I accidentally tripped on this link to the transcript of the audio blog of David Simon in the times. Being a HUGE fan of the TV show "the wire" I put it on at work. I really think there is a lot of stuff in this "Introduction to his new book" that is worth thinking about and discussing.
First the link.
What is mind boggling to me is how less popular "The Wire" was and is. It is by far the best thing I have ever seen on a screen. It makes you think, It makes you think hard about what is wrong with the cities and hence this country.
I would like to share some of the quotes from the blog hoping to have a discussion, and hopefully convert some of the kossacks in to wire-heads.
In my city, the brown fields and rotting piers and rusting factories are testament to an economy that shifted and then shifted again, rendering obsolete whole generations of union-wage workers and workers’ families. The cost to society is beyond calculation, not that anyone ever paused to calculate anything. Our economic and political leaders are dismissive of the horror, at points even flippant in their derision; Margaret Thatcher’s suggestion that there is no society to consider beyond the individual and his family speaks volumes in the clarity of its late-20th century contempt for the ideal of nation-states offering citizens anything approximating a sense of communal purpose and meaning.
When I watch this show I wonder if things are this bleak?
I used to work at a great grey newspaper in Baltimore until Wall Street found the newspaper industry and eviscerated it for short-term profits and out-of-town chain ownership proved that they could make more money producing a mediocre newspaper than a good one.
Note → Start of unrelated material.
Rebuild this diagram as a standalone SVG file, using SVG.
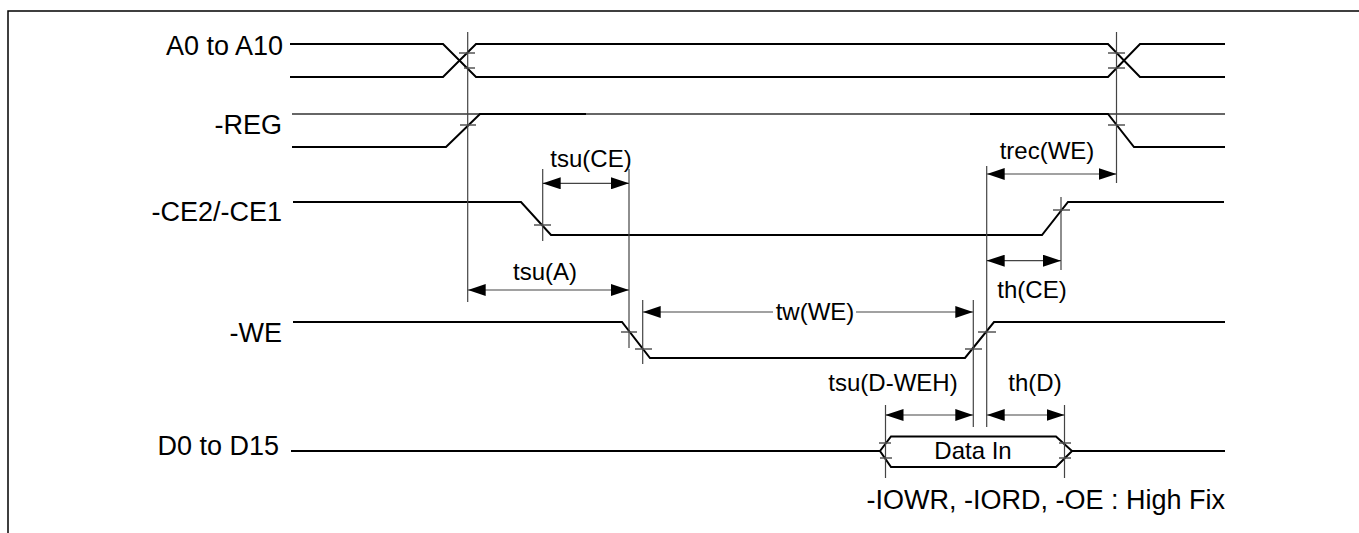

The worship of the bottom line, coupled with the venalities of transplanted, prize-sniffing editors, sucked all joy from the place.
I am not sure if I agree with his views that the only way to save news papers is to make people pay for online content.
And Finally here is his description of the show
The first season of The Wire was a dry, deliberate argument against the American drug prohibition – a Thirty Years’ War that is among the most singular and comprehensive failures to be found in the nation’s domestic history. It is impossible to imagine pitching such a premise to a network television executive under any circumstances. How, he might wonder, do I help my sponsors sell luxury sedans and prewashed jeans to all the best demographics while at the same time harping on the fact that the American war on drugs has mutated into a brutal suppression of the underclass?
The second season of The Wire was even more of a lighthearted romp: a treatise about the death of work and the betrayal of the working class, as exemplified by the decline of a city’s port unions. And how exactly do we put Visa-wielding consumers in a buying mood when they are being reminded of many of their countrymen – black, white and brown – have been shrugged aside by the march of unrestrained, bottom-line capitalism?
Season three? A rumination on our political culture and the thin possibility of reform, given the calcified oligarchy that has made cash the mother’s milk of American elections. And having established our City Hall, the stage is set for viewers to coldly contemplate the state of public education, and by extension, the American ideal of equality of opportunity and what that might mean for the likes of Michael, Namond, Randy, and Duquan.
And finally, for anyone who has come this far, a final reflection on why these worlds endure, why the crime stats stay juked and the test scores stay cheated and the majors become colonels while the mayors become governors – a depiction of what remains of our media culture, a critique that makes plain why no one is left to do the hard work of explaining the precise nature of our national problems, so that we have become a nation that comfortably tolerates failing schools and corrupting drug wars, broken levees and bought politicians.